My wife understands social media, helpfully rolling her eyes when I bestow my great wisdom of its ills. She does because she uses it. She talks to her graph, finds the best deals, where to go, what to do. She plugs questions into it like it was an oracle.
So when I decided that in 2019, I needed to actually get my game off the ground (after an unreasonable hiatus), I posted the following To Facebook on New Years Day, with a link to Zak Smith’s Vice article about why he still loves Dungeons and Dragons in the age of video games:
I love Dungeons and Dragons. I mean LOVE it. With heart. Something I want (need) to do is run more games.
If you’re okay with a rusty, enthusiastic Dungeon Master and earlier, simpler rules: we need to get in touch this year.

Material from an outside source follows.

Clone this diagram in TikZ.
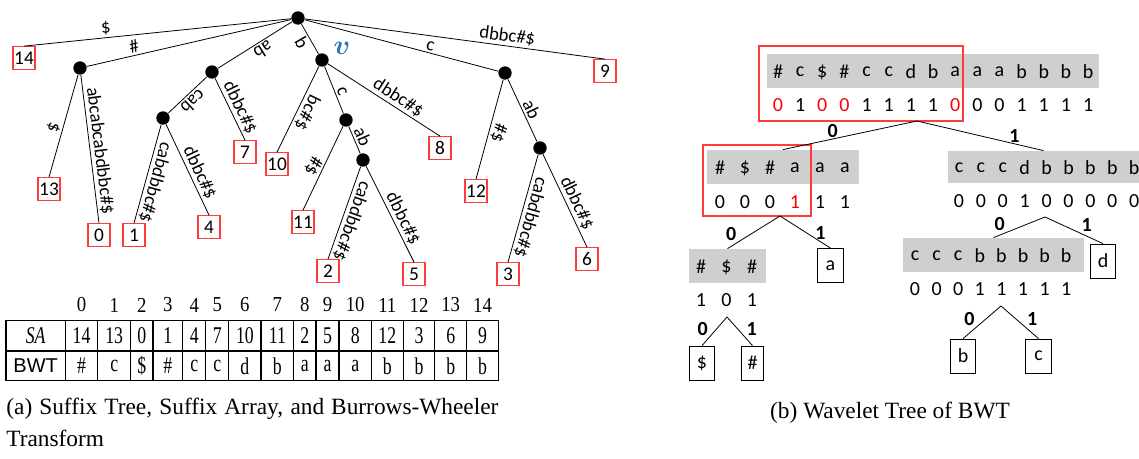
\documentclass[tikz,border=0pt]{standalone}
\usepackage{fontspec}
\usepackage{amsmath,bm}
\setmainfont{Liberation Serif}
\setsansfont{Liberation Sans}
\newfontfamily\calibri{Carlito}
\definecolor{leafred}{RGB}{255,60,60}
\definecolor{bitred}{RGB}{255,0,0}
\definecolor{wtgray}{RGB}{208,206,206}
\definecolor{vblue}{RGB}{46,117,182}

\begin{document}
\begin{tikzpicture}[x=0.75pt, y=-0.75pt, line width=0.6pt]
	\tikzstyle{stnode}=[circle, fill, inner sep=0pt, minimum size=10pt]
	\tikzstyle{stleaf}=[draw=leafred, line width=0.8pt, minimum width=16.5pt, minimum height=17pt, inner sep=0pt, font=\calibri\fontsize{14.5}{16}\selectfont]
	\tikzstyle{lbl}=[sloped, inner sep=1.5pt, font=\calibri\fontsize{14}{16}\selectfont]
	\tikzstyle{ulbl}=[lbl, allow upside down]
	\tikzstyle{cell}=[inner sep=0pt, xscale=0.74, font=\fontsize{18}{20}\selectfont]
	\tikzstyle{idx}=[inner sep=0pt, xscale=0.88, font=\fontsize{16}{18}\selectfont]
	\tikzstyle{seq}=[fill=wtgray, inner sep=0pt, minimum height=25.5pt]
	\tikzstyle{sym}=[inner sep=0pt, font=\calibri\fontsize{15}{17}\selectfont]
	\tikzstyle{bitlbl}=[inner sep=1pt, font=\calibri\bfseries\fontsize{15}{17}\selectfont]
	\tikzstyle{wleaf}=[draw, minimum width=19pt, minimum height=25.5pt, inner sep=0pt, font=\calibri\fontsize{15}{17}\selectfont]
	\tikzstyle{caption}=[inner sep=0pt, font=\fontsize{17.5}{24}\selectfont]

	\useasboundingbox (0,0) rectangle (1139,458);

	\node[stnode] (root) at (298,18) {};
	\node[stnode] (nh) at (80,68) {};
	\node[stnode] (na) at (212,72) {};
	\node[stnode] (nb) at (322,60) {};
	\node[stnode] (nc) at (505,73) {};
	\node[stnode] (nacab) at (163,118) {};
	\node[stnode] (nbc) at (346,120) {};
	\node[stnode] (nbcab) at (363,160) {};
	\node[stnode] (ncab) at (540,148) {};
	\node[text=vblue, inner sep=0pt, font=\fontsize{20}{20}\selectfont] (v) at (342,48) {$\bm{v}$};

	\node[stleaf] (s14) at (24,58) {14};
	\node[stleaf] (s13) at (49,189) {13};
	\node[stleaf] (s0) at (99,235) {0};
	\node[stleaf] (s1) at (134,235) {1};
	\node[stleaf] (s4) at (209,227) {4};
	\node[stleaf] (s7) at (245,152) {7};
	\node[stleaf] (s10) at (277,164) {10};
	\node[stleaf] (s11) at (303,222) {11};
	\node[stleaf] (s8) at (440,148) {8};
	\node[stleaf] (s2) at (328,271) {2};
	\node[stleaf] (s5) at (414,274) {5};
	\node[stleaf] (s12) at (476,191) {12};
	\node[stleaf] (s3) at (508,274) {3};
	\node[stleaf] (s6) at (587,259) {6};
	\node[stleaf] (s9) at (605,71) {9};

	\draw (root) -- node[lbl, pos=0.69, above] {\$} (s14.north);
	\draw (root) -- node[lbl, pos=0.76, above] {\#} (nh);
	\draw (root) -- node[ulbl, pos=0.45, above] {ab} (na);
	\draw (root) -- node[ulbl, pos=0.48, below] {b} (nb);
	\draw (root) -- node[lbl, pos=0.64, above] {c} (nc);
	\draw (root) -- node[lbl, pos=0.67, above] {dbbc\#\$} (s9.north);
	\draw (nh) -- node[ulbl, pos=0.54, below] {\$} (s13.north);
	\draw (nh) -- node[ulbl, pos=0.52, above] {abcabcabdbbc\#\$} (s0.north);
	\draw (na) -- node[ulbl, pos=0.51, above] {cab} (nacab);
	\draw (na) -- node[ulbl, pos=0.54, above] {dbbc\#\$} (s7.north);
	\draw (nacab) -- node[ulbl, pos=0.56, above] {cabdbbc\#\$} (s1.north);
	\draw (nacab) -- node[ulbl, pos=0.58, above] {dbbc\#\$} (s4.north);
	\draw (nb) -- node[ulbl, pos=0.49, above] {bc\#\$} (s10.north);
	\draw (nb) -- node[ulbl, pos=0.58, above] {c} (nbc);
	\draw (nb) -- node[ulbl, pos=0.58, above] {dbbc\#\$} (s8.north);
	\draw (nbc) -- node[ulbl, pos=0.52, below] {\#\$} (s11.north);
	\draw (nbc) -- node[ulbl, pos=0.51, above] {ab} (nbcab);
	\draw (nbcab) -- node[ulbl, pos=0.55, above] {cabdbbc\#\$} (s2.north);
	\draw (nbcab) -- node[ulbl, pos=0.59, above] {dbbc\#\$} (s5.north);
	\draw (nc) -- node[ulbl, pos=0.51, above] {\#\$} (s12.north);
	\draw (nc) -- node[ulbl, pos=0.54, above] {ab} (ncab);
	\draw (ncab) -- node[ulbl, pos=0.56, above] {cabdbbc\#\$} (s3.north);
	\draw (ncab) -- node[ulbl, pos=0.57, above] {dbbc\#\$} (s6.north);

	\draw[line width=0.8pt] (6,320.7) rectangle (498.3,380.7);
	\draw[line width=0.8pt] (6,351) -- (498.3,351);
	\foreach \x in {65.3,97.7,130.7,153,182.7,205.7,228.7,261,293.7,316,339,371.3,403.3,434.7,466.7}
		\draw[line width=0.8pt] (\x,320.7) -- (\x,380.7);
	\node[cell, font=\itshape\fontsize{18}{20}\selectfont] (sahead) at (35.7,336) {SA};
	\node[inner sep=0pt, font=\sffamily\fontsize{15}{18}\selectfont] (bwthead) at (35.7,366) {BWT};
	\foreach \x/\i/\s/\b in {81.5/0/14/\#, 114.2/1/13/c, 141.9/2/0/\$, 167.9/3/1/\#, 194.2/4/4/c, 217.2/5/7/c, 244.9/6/10/d, 277.4/7/11/b, 304.9/8/2/a, 327.5/9/5/a, 355.2/10/8/a, 387.3/11/12/b, 419/12/3/b, 450.7/13/6/b, 482.5/14/9/b}
	{
		\node[idx] (idx\i) at (\x,305) {\i};
		\node[cell] (sa\i) at (\x,336) {\s};
		\node[cell] (bwt\i) at (\x,366) {\b};
	}
	\node[caption, anchor=north west, text width=369pt, align=justify] (capa) at (6,398) {\emergencystretch=3em (a) Suffix Tree, Suffix Array, and Burrows-Wheeler Transform};

	\node[seq, minimum width=249pt] (wt) at (933,71) {};
	\node[seq, minimum width=114pt] (wl) at (783,167) {};
	\node[seq, minimum width=57.75pt] (wll) at (727.5,266) {};
	\node[seq, minimum width=143.25pt, minimum height=24pt] (wr) at (1043.5,167) {};
	\node[seq, minimum width=135.75pt] (wrl) at (993.5,255) {};

	\foreach \c [count=\i from 0] in {\#,c,\$,\#,c,c,d,b,a,a,a,b,b,b,b}
		\node[sym] (tc\i) at (778+\i*22.15,72) {\c};
	\foreach \b/\col [count=\i from 0] in {0/bitred,1/black,0/bitred,0/bitred,1/black,1/black,1/black,1/black,0/bitred,0/black,0/black,1/black,1/black,1/black,1/black}
		\node[sym, text=\col] (tb\i) at (778+\i*22.15,105) {\b};
	\foreach \c [count=\i from 0] in {\#,\$,\#,a,a,a}
		\node[sym] (lc\i) at (720+\i*25,168) {\c};
	\foreach \b/\col [count=\i from 0] in {0/black,0/black,0/black,1/bitred,1/black,1/black}
		\node[sym, text=\col] (lb\i) at (720+\i*25,202) {\b};
	\foreach \c [count=\i from 0] in {\#,\$,\#}
		\node[sym] (llc\i) at (701+\i*25.5,267) {\c};
	\foreach \b [count=\i from 0] in {1,0,1}
		\node[sym] (llb\i) at (701+\i*25.5,300) {\b};
	\foreach \c [count=\i from 0] in {c,c,c,d,b,b,b,b,b}
		\node[sym] (rc\i) at (959+\i*21.9,168) {\c};
	\foreach \b [count=\i from 0] in {0,0,0,1,0,0,0,0,0}
		\node[sym] (rb\i) at (959+\i*21.9,201) {\b};
	\foreach \c [count=\i from 0] in {c,c,c,b,b,b,b,b}
		\node[sym] (rlc\i) at (915+\i*21.6,256) {\c};
	\foreach \b [count=\i from 0] in {0,0,0,1,1,1,1,1}
		\node[sym] (rlb\i) at (915+\i*21.6,289) {\b};

	\draw[leafred, line width=0.8pt] (759,46) rectangle (963,121);
	\draw[leafred, line width=0.8pt] (703,145) rectangle (811,216);

	\node[wleaf] (wa) at (830.5,265.5) {a};
	\node[wleaf] (wdollar) at (702,363) {\$};
	\node[wleaf, minimum width=16pt] (whash) at (752.5,363) {\#};
	\node[wleaf] (wb) at (963,356) {b};
	\node[wleaf] (wc) at (1038.5,356) {c};
	\node[wleaf] (wd) at (1103,261) {d};

	\coordinate (tsplit) at (917,121);
	\coordinate (lsplit) at (780,216);
	\coordinate (llsplit) at (727,317);
	\coordinate (rsplit) at (1045,217);
	\coordinate (rlsplit) at (1001,306);
	\draw (tsplit) -- node[bitlbl, pos=0.63, above] {0} (wl.north);
	\draw (tsplit) -- node[bitlbl, pos=0.77, above] {1} (wr.north);
	\draw (lsplit) -- node[bitlbl, pos=0.8, above left] {0} (wll.north);
	\draw (lsplit) -- node[bitlbl, pos=0.8, above] {1} (wa.north);
	\draw (llsplit) -- node[bitlbl, pos=0.7, above left] {0} (wdollar.north);
	\draw (llsplit) -- node[bitlbl, pos=0.7, above right] {1} (whash.north);
	\draw (rsplit) -- node[bitlbl, pos=0.75, above left] {0} (wrl.north);
	\draw (rsplit) -- node[bitlbl, pos=0.6, above right] {1} (wd.north);
	\draw (rlsplit) -- node[bitlbl, pos=0.65, above left] {0} (wb.north);
	\draw (rlsplit) -- node[bitlbl, pos=0.65, above right] {1} (wc.north);

	\node[caption] (capb) at (890,413) {(b) Wavelet Tree of BWT};
\end{tikzpicture}
\end{document}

And the nerds began to emerge… Mostly fellow nurses, and the odd local old-schooler, whom I’ve gamed with in the past, the only person at the time of posting, I knew would likely play. I was, for a day, genuinely excited.
But then the decision paralysis began to set in. I have my lonely prep…a small black book in which I’ve added some setting notes and transcribed half of The Tomb of the Serpent King. But I am hesitant to use my own thing, worried that it would be just a piecemeal collection of mostly dull disjointed ideas.
Then a hospital transporter, calling me on my vocera to deliver blood asked, “Where are you? Are you there?” Amusing to me as I was well away, in another patient’s room, “Of course I’m there, everywhere you’re not is there.” Shortly thereafter, another transporter handed me the wrong form, saying, “oh sorry, this a future job, you can’t sign something in the future.”
After these exchanges, I walked out to the station, and a colleague asked me about this game I posted, expressing interest, and I rather spontaneously (spurred no doubt by the transporters wry incongruities of place and time) answered that I’ll likely set it in A Red & Pleasant Land. I think I was also appealing to her and others, who will know Dumbledore* but never Nigauble of the Seven Eyes.
But now I’m not so sure. The pull of early fantasy, of Vance and Leiber, of the art of old TSR modules, of the 1e Dungeon Masters Guide, and the homages to that in the OSR, is the setting that courses through me aesthetically. Anything less, with my one possible game, I’m afraid won’t have my passion or that seventh hidden eye that looks in.